The report credits the border watch group with helping to cut down on drug trafficking.
This intelligence report obtained by News 4 says that the Minuteman Project had an impact on drug trafficking in Cochise County in 2005.
DEA officials say bulk loads of marijuana crossing the border dropped siginificantly.
Anthony Coulson, with DEA says, "When you have eyes on the border -- I think any law enforcment will admit this -- you have a great deterrent effect of keeping things away."
The report says that, during April and May 2005, several high-profile operations targeting illegal immigrant smugglng operations may have impacted drug smuggling operations and the usual flow of illegal drugs corss the Arizona and Mexico border.

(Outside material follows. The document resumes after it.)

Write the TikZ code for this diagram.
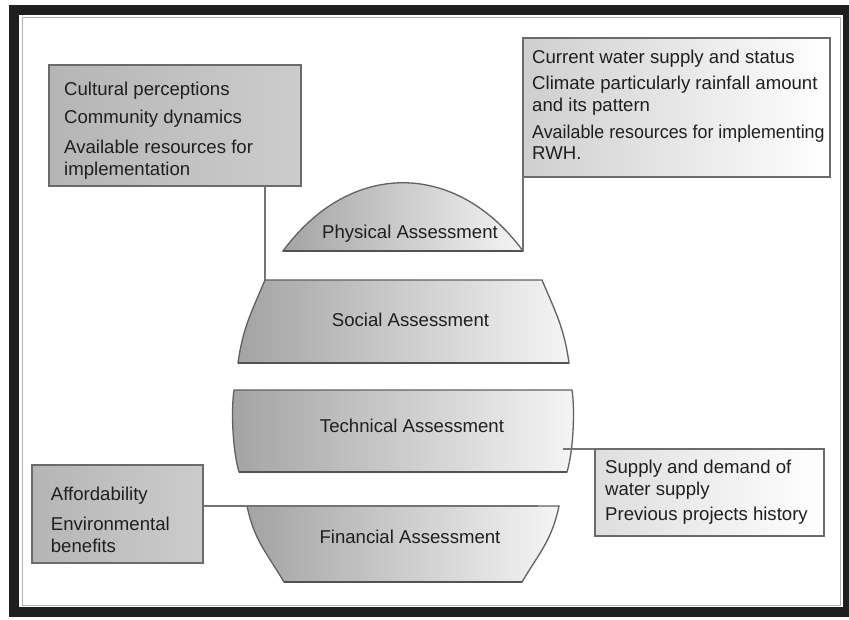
\documentclass[tikz,border=0pt]{standalone}
\usepackage{fontspec}
\setmainfont{Liberation Sans}
\begin{document}
\begin{tikzpicture}[x=1pt,y=-1pt]
\tikzset{
  frame/.style={line width=10pt, draw=black!88},
  innerline/.style={line width=1pt, draw=black!30},
  darkbox/.style={draw=black!58, line width=1.3pt, left color=black!29, right color=black!20,
                  inner sep=0pt, outer sep=0pt, anchor=north west},
  lightbox/.style={draw=black!58, line width=1.3pt, left color=black!19, right color=white,
                  inner sep=0pt, outer sep=0pt, anchor=north west},
  slice/.style={draw=black!62, line width=1.3pt, left color=black!36, right color=black!4},
  bottomedge/.style={draw=black!68, line width=2pt},
  conn/.style={draw=black!55, line width=1.2pt},
  txt/.style={anchor=base west, inner sep=0pt, font=\fontsize{18.6}{22}\selectfont, text=black!88},
  lbl/.style={anchor=base, inner sep=0pt, font=\fontsize{18.6}{22}\selectfont, text=black!88},
}
\useasboundingbox (0,0) rectangle (849,620);
\fill[white] (0,0) rectangle (849,620);
% frame
\draw[frame] (14,10) rectangle (848,612);
\draw[innerline] (22,18) rectangle (840,605);

% key coordinates
\coordinate (physL) at (283,251);
\coordinate (physR) at (523,251);
\coordinate (socTL) at (265,280);
\coordinate (socTR) at (542,280);
\coordinate (socBR) at (569,363);
\coordinate (socBL) at (238,363);
\coordinate (techTL) at (234,390);
\coordinate (techTR) at (572,390);
\coordinate (techBR) at (567,472);
\coordinate (techBL) at (239,472);
\coordinate (finTL) at (247,506);
\coordinate (finTR) at (559,506);
\coordinate (finBR) at (522,582);
\coordinate (finBL) at (284,582);
\coordinate (techC) at (563,449);
\coordinate (finC) at (538,506);

% slices
\path[slice] (physL) .. controls (350,160) and (456,160) .. (physR) -- cycle;
\path[slice] (socTL) -- (socTR) .. controls (555.5,312) and (564.2,328) .. (socBR)
   -- (socBL) .. controls (242.8,328) and (251.5,312) .. (socTL) -- cycle;
\path[slice] (techTL) -- (techTR) .. controls (575,410) and (573.5,450) .. (techBR)
   -- (techBL) .. controls (232.5,450) and (231,410) .. (techTL) -- cycle;
\path[slice] (finTL) -- (finTR) .. controls (551.8,540.3) and (539.9,551.9) .. (finBR)
   -- (finBL) .. controls (266.1,551.9) and (254.2,540.3) .. (finTL) -- cycle;
\draw[bottomedge] (physL) -- (physR);
\draw[bottomedge] (socBL) -- (socBR);
\draw[bottomedge] (techBL) -- (techBR);
\draw[bottomedge] (finBL) -- (finBR);

% boxes
\node[darkbox, minimum width=252pt, minimum height=121pt] (tlbox) at (49,65) {};
\node[lightbox, minimum width=307pt, minimum height=139pt] (trbox) at (523,38) {};
\node[lightbox, left color=black!13, minimum width=229pt, minimum height=87pt] (brbox) at (595,449) {};
\node[darkbox, minimum width=171pt, minimum height=98pt] (blbox) at (32,465) {};

% connectors
\draw[conn] (socTL |- tlbox.south) -- (socTL);
\draw[conn] (trbox.south west) -- (physR);
\draw[conn] (techC) -- (brbox.north west);
\draw[conn] (blbox.east |- finTL) -- (finC);

% labels in slices
\node[lbl] (physlbl) at (410,239) {Physical Assessment};
\node[lbl] (soclbl) at (410.5,326.7) {Social Assessment};
\node[lbl] (techlbl) at (412,432.3) {Technical Assessment};
\node[lbl] (finlbl) at (410,543.3) {Financial Assessment};

% top-left box text
\node[txt] (tl1) at (64,95.7) {Cultural perceptions};
\node[txt] (tl2) at (64,124) {Community dynamics};
\node[txt] (tl3) at (64,153.3) {Available resources for};
\node[txt] (tl4) at (64,176) {implementation};

% top-right box text
\node[txt] (tr1) at (532,63.3) {Current water supply and status};
\node[txt] (tr2) at (532,90) {Climate particularly rainfall amount};
\node[txt] (tr3) at (532,111.7) {and its pattern};
\node[txt] (tr4) at (532,138.3) {\scalebox{0.96}[1]{Available resources for implementing}};
\node[txt] (tr5) at (532,160) {RWH.};

% bottom-right box text
\node[txt] (br1) at (605,473.3) {Supply and demand of};
\node[txt] (br2) at (605,495) {water supply};
\node[txt] (br3) at (605,520.7) {Previous projects history};

% bottom-left box text
\node[txt] (bl1) at (50.7,500) {Affordability};
\node[txt] (bl2) at (50.7,530) {Environmental};
\node[txt] (bl3) at (50.7,552.3) {benefits};
\end{tikzpicture}
\end{document}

A graph shows a 20% decrease between 2004 and 2005.
But the Minuteman Project isn't the only reason there was a reduction.
Mexican President Vicente Fox also sent in a significant amount of resources to the area.

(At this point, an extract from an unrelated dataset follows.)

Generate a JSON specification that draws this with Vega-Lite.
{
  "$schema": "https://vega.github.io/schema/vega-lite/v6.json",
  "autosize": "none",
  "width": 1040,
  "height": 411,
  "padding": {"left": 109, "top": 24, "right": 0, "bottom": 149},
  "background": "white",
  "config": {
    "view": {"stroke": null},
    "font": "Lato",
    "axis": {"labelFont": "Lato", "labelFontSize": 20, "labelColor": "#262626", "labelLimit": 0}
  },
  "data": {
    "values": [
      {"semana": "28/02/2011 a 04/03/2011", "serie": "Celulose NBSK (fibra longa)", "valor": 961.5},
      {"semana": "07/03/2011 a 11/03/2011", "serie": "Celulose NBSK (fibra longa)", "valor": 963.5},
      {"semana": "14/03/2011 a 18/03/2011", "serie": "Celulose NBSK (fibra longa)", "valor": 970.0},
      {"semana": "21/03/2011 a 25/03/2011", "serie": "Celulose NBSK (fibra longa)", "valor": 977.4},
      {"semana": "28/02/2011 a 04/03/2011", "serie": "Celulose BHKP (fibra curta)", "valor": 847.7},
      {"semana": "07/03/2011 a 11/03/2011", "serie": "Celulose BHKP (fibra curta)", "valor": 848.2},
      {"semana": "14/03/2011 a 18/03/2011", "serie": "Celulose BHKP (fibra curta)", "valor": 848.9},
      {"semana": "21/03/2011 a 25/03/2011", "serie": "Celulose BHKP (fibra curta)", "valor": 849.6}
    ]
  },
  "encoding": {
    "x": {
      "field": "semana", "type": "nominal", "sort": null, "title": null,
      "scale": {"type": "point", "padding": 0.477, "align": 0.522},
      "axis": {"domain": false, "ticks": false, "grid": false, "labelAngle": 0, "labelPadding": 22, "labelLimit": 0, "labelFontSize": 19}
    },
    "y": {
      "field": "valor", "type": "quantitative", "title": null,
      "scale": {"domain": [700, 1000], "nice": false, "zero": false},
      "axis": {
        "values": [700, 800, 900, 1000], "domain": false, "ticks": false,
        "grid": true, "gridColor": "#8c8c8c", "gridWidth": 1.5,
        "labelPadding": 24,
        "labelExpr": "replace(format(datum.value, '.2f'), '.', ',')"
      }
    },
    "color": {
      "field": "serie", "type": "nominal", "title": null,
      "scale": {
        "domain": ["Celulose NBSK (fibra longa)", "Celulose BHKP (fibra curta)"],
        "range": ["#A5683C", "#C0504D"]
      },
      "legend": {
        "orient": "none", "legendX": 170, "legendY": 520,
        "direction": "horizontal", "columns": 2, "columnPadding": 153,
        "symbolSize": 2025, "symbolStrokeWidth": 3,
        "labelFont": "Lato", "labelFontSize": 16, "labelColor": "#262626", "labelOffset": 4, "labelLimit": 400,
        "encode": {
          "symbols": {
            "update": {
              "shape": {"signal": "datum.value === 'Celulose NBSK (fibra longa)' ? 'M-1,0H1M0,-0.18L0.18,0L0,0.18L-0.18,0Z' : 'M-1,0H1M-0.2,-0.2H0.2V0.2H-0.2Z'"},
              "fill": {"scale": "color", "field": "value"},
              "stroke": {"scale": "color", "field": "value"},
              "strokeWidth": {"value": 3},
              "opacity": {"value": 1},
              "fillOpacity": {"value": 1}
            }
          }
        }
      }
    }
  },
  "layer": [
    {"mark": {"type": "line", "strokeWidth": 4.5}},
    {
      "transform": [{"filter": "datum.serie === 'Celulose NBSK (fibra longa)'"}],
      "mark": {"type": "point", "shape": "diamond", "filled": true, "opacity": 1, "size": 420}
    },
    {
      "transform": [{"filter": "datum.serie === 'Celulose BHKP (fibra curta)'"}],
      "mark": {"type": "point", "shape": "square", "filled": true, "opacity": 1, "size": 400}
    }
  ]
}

Special Agent Coulson says, "Drug organizations didn't want to risk coming up through that area. Things just sat."
Loads of marijuana were warehoused in communities along the Mexican side of the border.

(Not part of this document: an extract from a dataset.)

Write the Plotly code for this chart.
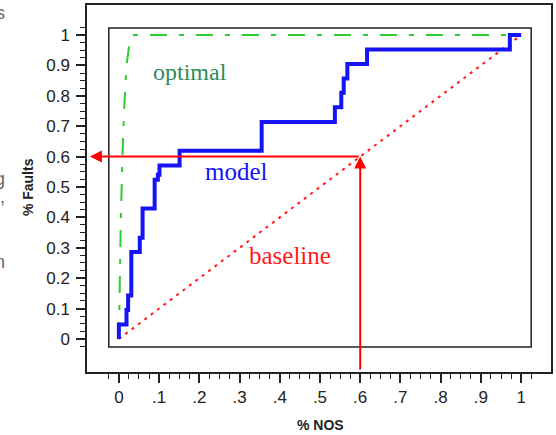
import plotly.graph_objects as go

# ---- data ----
model_x = [0, 0, 0.019, 0.023, 0.031, 0.052, 0.059, 0.089, 0.097, 0.101, 0.151,
           0.355, 0.537, 0.553, 0.559, 0.568, 0.617, 0.972, 1.0]
model_y = [0, 0.048, 0.095, 0.143, 0.286, 0.333, 0.429, 0.524, 0.54, 0.571, 0.619,
           0.714, 0.762, 0.810, 0.857, 0.905, 0.952, 1.0, 1.0]

optimal_x = [0, 0.002, 0.005, 0.009, 0.013, 0.019, 0.026, 0.035, 1.0]
optimal_y = [0, 0.2, 0.4, 0.6, 0.75, 0.9, 0.97, 1.0, 1.0]

baseline_x = [0, 1]
baseline_y = [0, 1]

cut_x = 0.6
cut_y = 0.6

x_major = [0, 0.1, 0.2, 0.3, 0.4, 0.5, 0.6, 0.7, 0.8, 0.9, 1.0]
x_labels = ["0", ".1", ".2", ".3", ".4", ".5", ".6", ".7", ".8", ".9", "1"]
y_major = [0, 0.1, 0.2, 0.3, 0.4, 0.5, 0.6, 0.7, 0.8, 0.9, 1.0]
y_labels = ["0", "0.1", "0.2", "0.3", "0.4", "0.5", "0.6", "0.7", "0.8", "0.9", "1"]
minor_vals = [round(-0.025 + 0.025 * i, 3) for i in range(43)]
minor_vals = [v for v in minor_vals if round(v * 10, 6) != round(v * 10)]

fig = go.Figure()

fig.add_trace(go.Scatter(x=baseline_x, y=baseline_y, mode="lines",
                         line=dict(color="#ff1a1a", width=2, dash="3px,5px"),
                         hoverinfo="skip"))
fig.add_trace(go.Scatter(x=optimal_x, y=optimal_y, mode="lines",
                         line=dict(color="#2ecc2e", width=2, dash="17px,12px,5px,12px"),
                         hoverinfo="skip"))
fig.add_trace(go.Scatter(x=model_x, y=model_y, mode="lines", line_shape="hv",
                         line=dict(color="#1414f5", width=4),
                         hoverinfo="skip"))

# inner frame
fig.add_shape(type="rect", xref="x", yref="y", x0=-0.025, x1=1.025, y0=-0.026, y1=1.023,
              line=dict(color="#222222", width=1.5), layer="below")

# red arrows
fig.add_annotation(x=-0.072, y=cut_y, ax=cut_x, ay=cut_y, xref="x", yref="y",
                   axref="x", ayref="y", text="", showarrow=True, arrowhead=2,
                   arrowsize=1.2, arrowwidth=2, arrowcolor="#ff0000", standoff=0)
fig.add_annotation(x=cut_x, y=cut_y, ax=cut_x, ay=-0.105, xref="x", yref="y",
                   axref="x", ayref="y", text="", showarrow=True, arrowhead=2,
                   arrowsize=1.2, arrowwidth=2, arrowcolor="#ff0000", standoff=0)

serif = "Liberation Serif, Times New Roman, serif"
fig.add_annotation(x=0.176, y=0.878, xref="x", yref="y", text="optimal", showarrow=False,
                   font=dict(family=serif, size=24, color="#2e8b57"))
fig.add_annotation(x=0.292, y=0.552, xref="x", yref="y", text="model", showarrow=False,
                   font=dict(family=serif, size=25, color="#1414f5"))
fig.add_annotation(x=0.426, y=0.276, xref="x", yref="y", text="baseline", showarrow=False,
                   font=dict(family=serif, size=25, color="#ff1a1a"))

sans = "Liberation Sans, Arial, sans-serif"
fig.add_annotation(x=-0.127, y=0.504, xref="paper", yref="paper", text="<b>% Faults</b>",
                   textangle=-90, xanchor="center", yanchor="middle", showarrow=False,
                   font=dict(family=sans, size=14, color="#222222"))
fig.add_annotation(x=0.504, y=-0.145, xref="paper", yref="paper", text="<b>% NOS</b>",
                   xanchor="center", yanchor="middle", showarrow=False,
                   font=dict(family=sans, size=14, color="#222222"))

# stray fragments of surrounding text at the left edge
for txt, py in [("s", 0.978), ("g", 0.525), (",", 0.478), ("n", 0.30)]:
    fig.add_annotation(x=-0.172, y=py, xref="paper", yref="paper", text=txt,
                       xanchor="right", yanchor="middle", showarrow=False,
                       font=dict(family=sans, size=18, color="#666666"))

axis_common = dict(showline=True, mirror=True, linecolor="#222222", linewidth=1.5,
                   showgrid=False, zeroline=False, ticks="outside", ticklen=9,
                   tickwidth=1.5, tickcolor="#222222",
                   tickfont=dict(family=sans, size=17, color="#222222"))

fig.update_xaxes(range=[-0.0792, 1.0743], tickmode="array", tickvals=x_major,
                 ticktext=x_labels, ticklabelstandoff=0,
                 minor=dict(tickmode="array", tickvals=minor_vals, ticks="outside",
                            ticklen=5, tickwidth=1.2, tickcolor="#222222"),
                 **axis_common)
fig.update_yaxes(range=[-0.1086, 1.0987], tickmode="array", tickvals=y_major,
                 ticktext=y_labels, ticklabelstandoff=3,
                 minor=dict(tickmode="array", tickvals=minor_vals, ticks="outside",
                            ticklen=5, tickwidth=1.2, tickcolor="#222222"),
                 **axis_common)

fig.update_layout(width=556, height=435, margin=dict(l=87, r=3, t=5, b=63),
                  paper_bgcolor="white", plot_bgcolor="white", showlegend=False)

fig.write_html("out.html")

"They just kind of hunkered down, waiting til the Minuteman Project was over and there was a stand-down of the Mexican law enforcement and military presence on the nothern part of their border."
There was also an increased presence of Border Patrol agents during that time, so all that adds up to keeping drugs from coming across.
Minuteman spokesman Al Garza says that's been a mission from the beginning.
"The initial plan was to go after the drug cartels," Garza said. "It's not just about illegal immigration, we are obviously looking into the sealing of the border and we did address the issue of drugs."
He's appreciative that a government organziation would acknowledge the effectiveness of the Minuteman Project.
"We've stood tall, we've meant what we said. We weren't there because we were racists. Just look at the color of my skin. This is not what we're about. Our theme is border security. Been that way all along," Garza explained.
Next year's annual DEA report may give us an idea of what impact the National Guard may have on drug and human smuggling.